INWAZJA NA UKRAINĘ
Papież wzywa Ukrainę do poddania się: "Biała flaga"
Czy podczas drugiej wojny światowej ktoś poważnie mówił o rozmowach pokojowych z Hitlerem? - zapytał ambasador Ukrainy przy Stolicy Apostolskiej Andrij Jurasz odnosząc się do słów papieża Franciszka o „odwadze białej flagi, by negocjować”.
Poruszenie i falę komentarzy wywołała wypowiedź papieża dla szwajcarskiego radia i telewizji.
Powiedział między innymi:
Silniejszy jest ten, kto widzi sytuację, kto myśli o narodzie, kto ma odwagę białej flagi, by negocjować. Dzisiaj można negocjować przy pomocy potęg międzynarodowych. Słowo: negocjować jest odważne.
Najbardziej komentowana jest fraza o „białej fladze”, uważanej za symbol poddania się.
Kiedy widzisz, że jesteś pokonany, że sprawy nie idą dobrze, trzeba mieć odwagę negocjować. Wstydzisz się, ale iloma zabitymi to się skończy?
Jego zdaniem należy negocjować; „szukać kraju, który będzie mediatorem”.
W przypadku wojny na Ukrainie, ocenił, „jest ich wiele”.
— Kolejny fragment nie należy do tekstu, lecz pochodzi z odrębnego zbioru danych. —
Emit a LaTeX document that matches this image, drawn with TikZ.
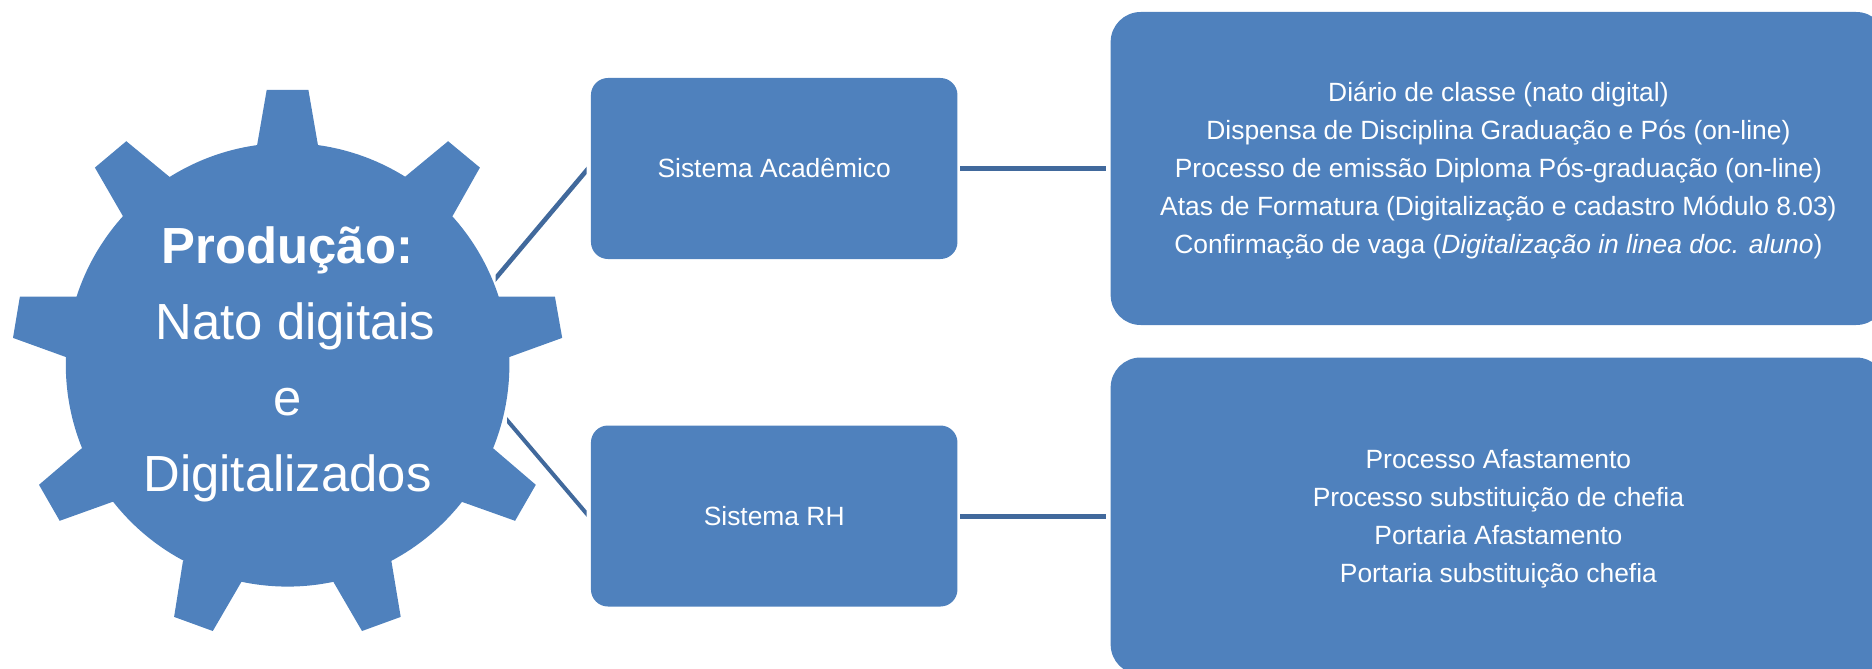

„Turcja się zaoferowała i inni. Nie wstydźcie się negocjować zanim sprawy się pogorszą” - wezwał papież.
Zaznaczył również:
Negocjacje nigdy nie są kapitulacją.
Znowu muszą tłumaczyć papieża
Szef biura prasowego Watykanu Matteo Bruni w odpowiedzi na pytania dziennikarzy oświadczył:
Papież używa określenia białej flagi i odpowiada, przywołując obraz zaproponowany przez dziennikarza, by wskazać przy jego pomocy zawieszenie działań zbrojnych, rozejm osiągnięty wraz z odwagą negocjacji.
Bruni dodał, że pragnieniem papieża jest i pozostaje zawsze to, co powtarzane jest od lat, czyli „stworzenie warunków dla rozwiązania dyplomatycznego w dążeniu do sprawiedliwego i trwałego pokoju”.
Ukraina wściekła
Ambasador Ukrainy przy Stolicy Apostolskiej Andrij Jurasz napisał w tweecie:
Najważniejsze jest to, by być konsekwentnym. Kiedy mówi się o trzeciej wojnie światowej, którą mamy teraz, konieczne jest wyciągnięcie lekcji z drugiej wojny.
Dyplomata zapytał:
Czy ktoś mówił wtedy poważnie o rozmowach pokojowych z Hitlerem i białej fladze, by go zadowolić?.
„Zatem lekcja jest jedna: jeśli chcemy skończyć wojnę, musimy zrobić wszystko, by zabić Smoka” - dodał ambasador Jurasz.